A New Year...a New Plan


So its been quite a while since I wrote on this blog....
more specifically its been over 4 months. Sometimes I get afraid of writing because its such a personal thing. But as of January 20th I made up my mind to stop hiding behind all of the things I am blessed to do, saving them for what? So here I am writing to start the new year.

This is my last semester of college and things are looking muddily clear...lol...there are so many possibilities of what to do, where to go to do them and whats in it for me going to these places. As an actress you feel like there are so many things working against you sometimes. Am I tall enough? Will my "type" be appreciated in the popular culture? Can I get the roles I want? and a million other questions that no one has the answers to but God himself. So what do we do to calm our nerves? Some people drink, others decide to go to grad school (in my opinion to buy themselves more time), some change their hair color and others run off and find some humanitarian effort to donate their talent to. But me? What will I do? What can I do? I realize I can do nothing but have faith that with the talent I have been given there are nothing but good things in the future for me.

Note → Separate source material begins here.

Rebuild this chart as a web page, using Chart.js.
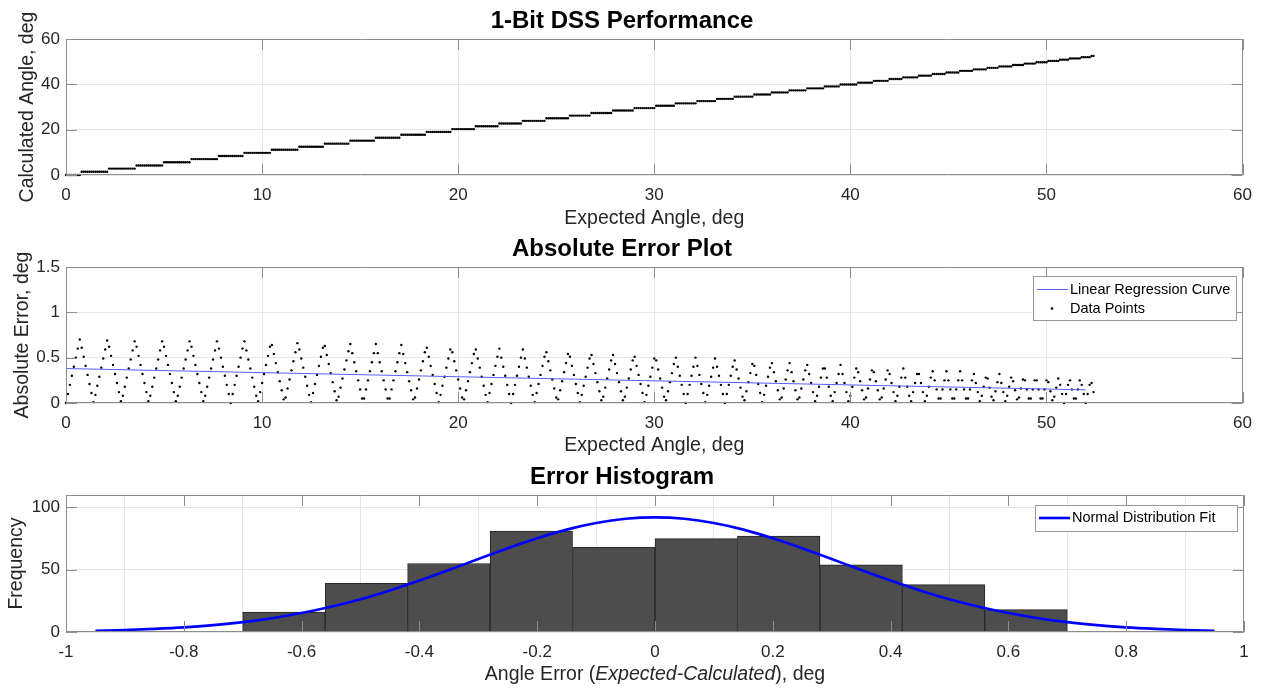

This year I have decided to do some things differently: or better. So here are my goals not for 2009-but for life:

1.) workout- more regularly, more detailed and with more vigor for maintaining healthy mind and body through changing the way I feel about myself.
2.) read the Bible- for solutions to the things that make me fear greatness- or that just make me fear in general- I realize fear for anything but God is just misplaced energy that I could be using for a million other things.
3.) no men who could be mistaken for high school boys- this is hard to explain but in saying this I dont mean physically but mentally and emotionally. There has to be some disconnect between me and the lost causes of this world. And till this point there has been none.  Instead I have been forming a habit of giving free psychological help in the form of long nights of pointless conversations, dates that I would rather be at home watching a bad reality TV show on VH1 then be on and Facebook honesty box messages full of not so anonymous declarations of "true" feelings. No thank you!
4.) more discipline in every aspect of my life....- pretty self-explanatory i guess.